• [WRITTEN INSTRUCTION] Set down each line of the data below exactly as it stands, dropping the pictures.

• [DATASET EXTRACT]
-- -- --

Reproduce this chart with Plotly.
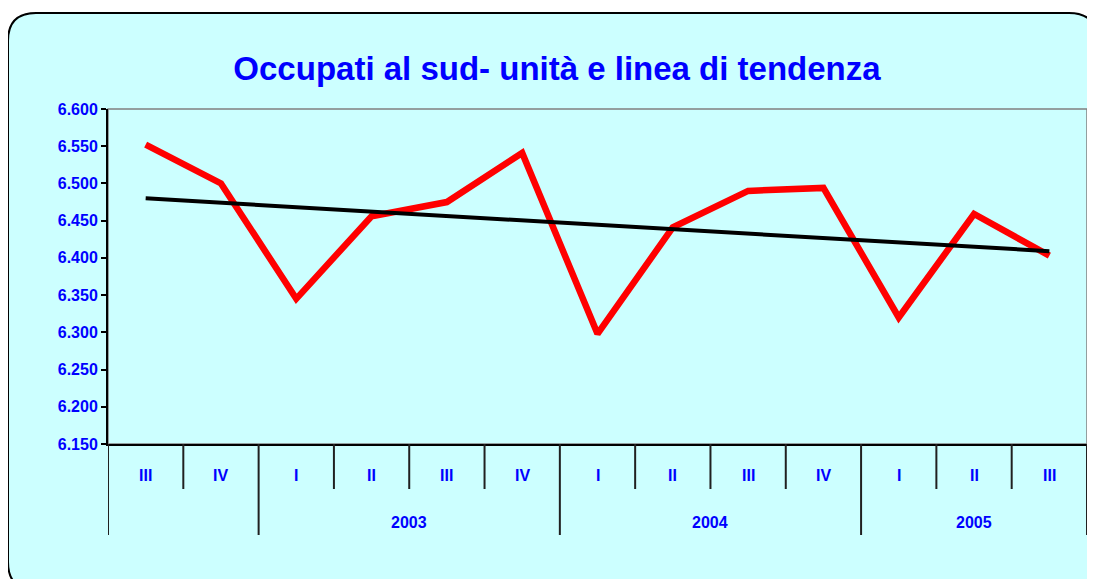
import plotly.graph_objects as go

# quarterly data (thousands of employed, south of Italy)
quarters = ["III", "IV", "I", "II", "III", "IV", "I", "II", "III", "IV", "I", "II", "III"]
years = ["", "", "2003", "2003", "2003", "2003", "2004", "2004", "2004", "2004", "2005", "2005", "2005"]
occupati = [6552, 6500, 6345, 6456, 6475, 6541, 6298, 6441, 6490, 6494, 6320, 6459, 6403]
tendenza = [6480, 6474, 6468, 6462, 6457, 6451, 6445, 6439, 6433, 6427, 6421, 6415, 6409]

periods = [f"{q} {y}" if y else f"{q} 2002" for q, y in zip(quarters, years)]

BLUE = "#0000FF"
CYAN = "#CCFFFF"

# the page body has an 8px margin, so the figure starts at (8, 8) in the window;
# keep the figure inside the window so no scrollbars appear
OFF = 8
WIN_W, WIN_H = 1095, 587
FIG_W, FIG_H = WIN_W - 2 * OFF, WIN_H - 2 * OFF
# plot area in window pixels
L, R, T, B = 108, 1087, 109, 444
W, H = R - L, B - T


def px(x):
    return (x - L) / W


def py(y):
    return (B - y) / H


fig = go.Figure()
fig.add_trace(go.Scatter(x=periods, y=occupati, mode="lines",
                         line=dict(color="#FF0000", width=6.5), hoverinfo="y"))
fig.add_trace(go.Scatter(x=periods, y=tendenza, mode="lines",
                         line=dict(color="black", width=4), hoverinfo="y"))

# rounded background card
r = 28
x0, y0, x1, y1 = 8, 13, 1097, 590
path = (f"M {px(x0 + r)} {py(y0)} L {px(x1 - r)} {py(y0)} "
        f"Q {px(x1)} {py(y0)} {px(x1)} {py(y0 + r)} L {px(x1)} {py(y1 - r)} "
        f"Q {px(x1)} {py(y1)} {px(x1 - r)} {py(y1)} L {px(x0 + r)} {py(y1)} "
        f"Q {px(x0)} {py(y1)} {px(x0)} {py(y1 - r)} L {px(x0)} {py(y0 + r)} "
        f"Q {px(x0)} {py(y0)} {px(x0 + r)} {py(y0)} Z")
shapes = [dict(type="path", path=path, xref="paper", yref="paper", layer="below",
               fillcolor=CYAN, line=dict(color="black", width=2))]
# gray plot-area frame
shapes.append(dict(type="rect", xref="paper", yref="paper", x0=0, x1=1, y0=0, y1=1,
                   layer="below", line=dict(color="#808080", width=1.5)))

# category ticks and year dividers
groups = {}
for i, y in enumerate(years):
    groups.setdefault(y, []).append(i)
bounds = [-0.5] + [g[-1] + 0.5 for g in groups.values()]
for i in range(len(quarters) + 1):
    b = i - 0.5
    long_ = b in bounds
    shapes.append(dict(type="line", xref="x", yref="paper", x0=b, x1=b,
                       y0=0, y1=py(535 if long_ else 489),
                       line=dict(color="#202020", width=2)))

lab_font = dict(size=16, color=BLUE, family="Arial", weight="bold")
annotations = []
for p, q in zip(periods, quarters):
    annotations.append(dict(x=p, y=py(475), xref="x", yref="paper", text=q,
                            yanchor="middle", showarrow=False, font=lab_font))
for y, idx in groups.items():
    if y:
        annotations.append(dict(x=sum(idx) / len(idx), y=py(522), xref="x", yref="paper",
                                text=y, yanchor="middle", showarrow=False, font=lab_font))

fig.update_layout(
    width=FIG_W, height=FIG_H,
    margin=dict(l=L - OFF, r=FIG_W + OFF - R, t=T - OFF, b=FIG_H + OFF - B),
    paper_bgcolor="white",
    plot_bgcolor="rgba(0,0,0,0)",
    showlegend=False,
    separators=",.",
    title=dict(text="Occupati al sud- unità e linea di tendenza",
               x=(557 - OFF) / FIG_W, xanchor="center",
               y=1 - (68 - OFF) / FIG_H, yanchor="middle",
               font=dict(size=33, color=BLUE, family="Arial", weight="bold")),
    xaxis=dict(type="category", range=[-0.5, 12.5], showticklabels=False, ticks="",
               showgrid=False, showline=True, linecolor="black", linewidth=2,
               zeroline=False),
    yaxis=dict(range=[6150, 6600], dtick=50, tickformat=",d", ticks="outside",
               ticklen=5, tickcolor="black", tickwidth=2, showgrid=False,
               showline=True, linecolor="black", linewidth=2, zeroline=False,
               tickfont=lab_font),
    shapes=shapes,
    annotations=annotations,
)

fig.write_html("out.html")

-- -- --

• [FULL SOLUTION]
Reproduce this chart with Plotly.
import plotly.graph_objects as go

# quarterly data (thousands of employed, south of Italy)
quarters = ["III", "IV", "I", "II", "III", "IV", "I", "II", "III", "IV", "I", "II", "III"]
years = ["", "", "2003", "2003", "2003", "2003", "2004", "2004", "2004", "2004", "2005", "2005", "2005"]
occupati = [6552, 6500, 6345, 6456, 6475, 6541, 6298, 6441, 6490, 6494, 6320, 6459, 6403]
tendenza = [6480, 6474, 6468, 6462, 6457, 6451, 6445, 6439, 6433, 6427, 6421, 6415, 6409]

periods = [f"{q} {y}" if y else f"{q} 2002" for q, y in zip(quarters, years)]

BLUE = "#0000FF"
CYAN = "#CCFFFF"

# the page body has an 8px margin, so the figure starts at (8, 8) in the window;
# keep the figure inside the window so no scrollbars appear
OFF = 8
WIN_W, WIN_H = 1095, 587
FIG_W, FIG_H = WIN_W - 2 * OFF, WIN_H - 2 * OFF
# plot area in window pixels
L, R, T, B = 108, 1087, 109, 444
W, H = R - L, B - T


def px(x):
    return (x - L) / W


def py(y):
    return (B - y) / H


fig = go.Figure()
fig.add_trace(go.Scatter(x=periods, y=occupati, mode="lines",
                         line=dict(color="#FF0000", width=6.5), hoverinfo="y"))
fig.add_trace(go.Scatter(x=periods, y=tendenza, mode="lines",
                         line=dict(color="black", width=4), hoverinfo="y"))

# rounded background card
r = 28
x0, y0, x1, y1 = 8, 13, 1097, 590
path = (f"M {px(x0 + r)} {py(y0)} L {px(x1 - r)} {py(y0)} "
        f"Q {px(x1)} {py(y0)} {px(x1)} {py(y0 + r)} L {px(x1)} {py(y1 - r)} "
        f"Q {px(x1)} {py(y1)} {px(x1 - r)} {py(y1)} L {px(x0 + r)} {py(y1)} "
        f"Q {px(x0)} {py(y1)} {px(x0)} {py(y1 - r)} L {px(x0)} {py(y0 + r)} "
        f"Q {px(x0)} {py(y0)} {px(x0 + r)} {py(y0)} Z")
shapes = [dict(type="path", path=path, xref="paper", yref="paper", layer="below",
               fillcolor=CYAN, line=dict(color="black", width=2))]
# gray plot-area frame
shapes.append(dict(type="rect", xref="paper", yref="paper", x0=0, x1=1, y0=0, y1=1,
                   layer="below", line=dict(color="#808080", width=1.5)))

# category ticks and year dividers
groups = {}
for i, y in enumerate(years):
    groups.setdefault(y, []).append(i)
bounds = [-0.5] + [g[-1] + 0.5 for g in groups.values()]
for i in range(len(quarters) + 1):
    b = i - 0.5
    long_ = b in bounds
    shapes.append(dict(type="line", xref="x", yref="paper", x0=b, x1=b,
                       y0=0, y1=py(535 if long_ else 489),
                       line=dict(color="#202020", width=2)))

lab_font = dict(size=16, color=BLUE, family="Arial", weight="bold")
annotations = []
for p, q in zip(periods, quarters):
    annotations.append(dict(x=p, y=py(475), xref="x", yref="paper", text=q,
                            yanchor="middle", showarrow=False, font=lab_font))
for y, idx in groups.items():
    if y:
        annotations.append(dict(x=sum(idx) / len(idx), y=py(522), xref="x", yref="paper",
                                text=y, yanchor="middle", showarrow=False, font=lab_font))

fig.update_layout(
    width=FIG_W, height=FIG_H,
    margin=dict(l=L - OFF, r=FIG_W + OFF - R, t=T - OFF, b=FIG_H + OFF - B),
    paper_bgcolor="white",
    plot_bgcolor="rgba(0,0,0,0)",
    showlegend=False,
    separators=",.",
    title=dict(text="Occupati al sud- unità e linea di tendenza",
               x=(557 - OFF) / FIG_W, xanchor="center",
               y=1 - (68 - OFF) / FIG_H, yanchor="middle",
               font=dict(size=33, color=BLUE, family="Arial", weight="bold")),
    xaxis=dict(type="category", range=[-0.5, 12.5], showticklabels=False, ticks="",
               showgrid=False, showline=True, linecolor="black", linewidth=2,
               zeroline=False),
    yaxis=dict(range=[6150, 6600], dtick=50, tickformat=",d", ticks="outside",
               ticklen=5, tickcolor="black", tickwidth=2, showgrid=False,
               showline=True, linecolor="black", linewidth=2, zeroline=False,
               tickfont=lab_font),
    shapes=shapes,
    annotations=annotations,
)

fig.write_html("out.html")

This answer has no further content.